Thursday
October 30, 2014
Monday, March 3, 2014

Loose lips sink ships

By Pablo Toledo
For the Herald

Teen's Facebook post costs her dad $80,000

So Dana Snay, a Miami teen-ager, is probably in big trouble right now. As the Miami Herald reports, an appeals court (1) just tossed out (2) her father's US$80,000 age discrimination settlement because she violated the confidentiality agreement by bragging (3) about it on Facebook (full report in http://hrld.us/1fZ6gwJ) The offending post:

Mama and Papa Snay won the case against Gulliver. Gulliver is now officially paying for my vacation to Europe this summer. SUCK IT.

"TMI (*) (4)," cried Gulliver's lawyers. Patrick Snay had served as headmaster for the Gulliver Preparatory School for years when they chose not to renew his contract. He sued (5) and settled (5), but only on the condition that he and his wife keep the "terms and existence" of the agreement private. So the infractions here were two-fold: Snay divulging the deal to his daughter and his daughter broadcasting it to all her "friends."

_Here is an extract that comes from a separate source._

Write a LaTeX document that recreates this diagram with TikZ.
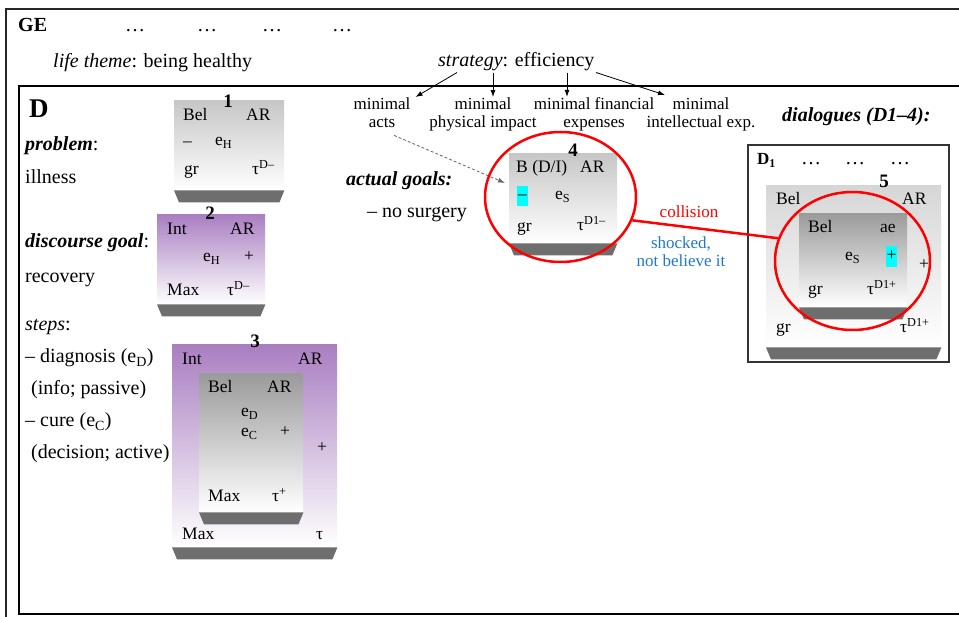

What can we learn from their misfortune, fellow millennials? Do not boast. Do not mess with attorneys. Do not over-share on social media, especially when you're not even going on a European vacation. (Snay was joking.) In fairness, secrets, especially happy ones, have always been difficult to keep — throwing Facebook into the mix just raises the stakes. (Something about that hypnotically soothing (6) blue banner and gentle invitation — what's on your mind? — wreaks havoc (7) on your inhibitions.) Maybe, in fact, it's not Dana's fault, but Facebook's fault. Facebook: You should pay up. What's US$3,478 per word to Mark Zuckerberg?

By Katy Waldman, Slate.

 

Appeal(s) court (1)
In most legal systems, there are three levels: a trial court that first determines the facts of the case and issues a ruling, an appelas court (or appeal court in the UK, also court of appeals or appellate court) that can reevaluate the case, and a supreme court that reviews the decisions of the appeals court.

To toss out (2)
To toss means to throw carelessly (without much consideration). To toss out means to discard something – in this case, the appeals court did not file in favour of the Snays. In UK English, you don't give a toss about something when you don't care about it (slang, slightly rude).

To brag / To boast (3)
Both verbs mean to talk too proudly about something you have done or that you have.

TMI (4)
In social networks and texting, the acronym TMI stands for “Too Much Information”, used when somebody shares more information than you needed (or, indeed, wanted) to know.

To sue / To settle (5)
To sue is to accuse someone of doing something against them a case to court of law. This would normally end in a verdict from the judge, but the two parties can decide to settle the case out of court, agreeing on a resolution without the judge getting involved.

Soothing(6)
To soothe is to make a nervous or anxious person feel calmer. The adjective “soothing” describes something that soothes you.

Havoc (7)
Havoc is a situation of general chaos and destruction – but you will find it mostly in the expressions: something can play havoc with or wreak havoc on something else.

 

(*) TMI? OMG!

If “TMI” baffled you, then you're probably too old! Texting, chatting and social networks are full of acronyms and shortened/adapted words. When you are chatting on a computer there is no time to type a full phrase, and if you are using a cellphone the keypad is too uncomfortable to use even full words, so the key to texting is finding shorter ways of writing.

One of the ways to do this is to use the sound of letters like C, R or U and numbers like 2, 4 and 8 to shorten words: “R U busy @nite?” (Are you busy tonight), “C U 2morro” (see you tomorrow), “B4” (before), “Gr8” (great), “C U L8r” (See you later).

Another is to use acronyms – lots of them, sometimes very complex ones. Some favourites are “BTW”(by the way), “IMHO” (in my humble opinion), “AFAIK” (as far as I know), “LOL” (laughing out loud, also LMAO for laughing my a** off), OMG (oh my God), TTYL (talk to you later) or TYVM (thank you very much), but new ones are created every day and you can make up your own too – as long as whoever is reading understands, it's all fair game!